Within the past seven days there have been vehicle-ramming attacks in Charlottesville, Virginia, and in two Spanish cities, and there’ve been at least a dozen other such attacks within the past two years around the world.
The Fountain Square project now under construction downtown features what Capital Planning Bureau Chief Lara Biggs describes as a “curbless shared street” designed to create “a more pedestrian-friendly environment for special events. gatherings and everyday use.”
She says that while curbs do help to define the separation between cars and pedestrians, they aren’t considered a safety feature for pedestrians and mainly control and direct storm water.
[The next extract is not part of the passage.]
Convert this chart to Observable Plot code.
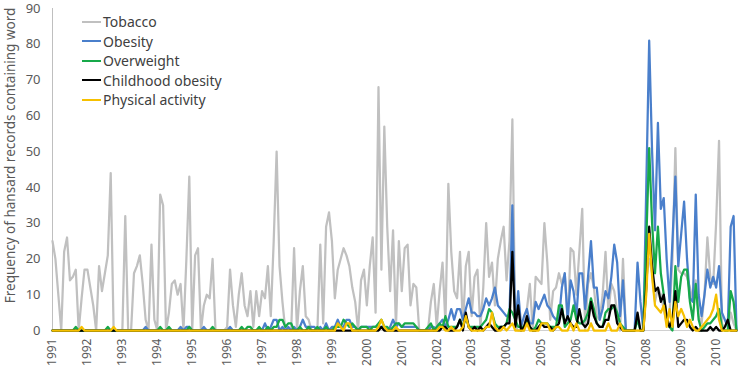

The new curbless street, Biggs says, will direct storm water away from the sidewalks instead of toward it.
New metal bollards being installed on Sherman Avenue, about 21 feet apart.
“The curbless street will also include a variety of visual cues to both drivers and pedestrians, including bollards, parking meters, planters and pavement material changes to help identify pedestrian and automobile zones,” she says.
Bollards, metal posts that in the fountain Square plan will have 42-inch deep concrete footings and be filled with concrete, are are one of the key tools used to protect against vehicle attacks.
Bollards more closely spaced near corners.
Biggs says that in Fountain Square the bollards will be spaced about 14-feet apart in the plazas and corners and about 21-feet apart through the rest of the area.
She says the bollards would stop a car that hit one, but that they aren’t spaced closely enough to act as a security barrier.
“To get them close enough together to provide a true security barrier would really change the visual feel of the block,” Biggs says.
“And while it could be done, you’d have to do the entire downtown, or the driver would just go one block over to do their damage,” she added.
“I don’t think the city is ready to do that yet. It’s only been a few locations where these attacks have actually taken place, although that doesn’t do much to diminish the horror of it.
“If these attacks start hitting closer to home,” Biggs said, “We may have to take it into consideration.”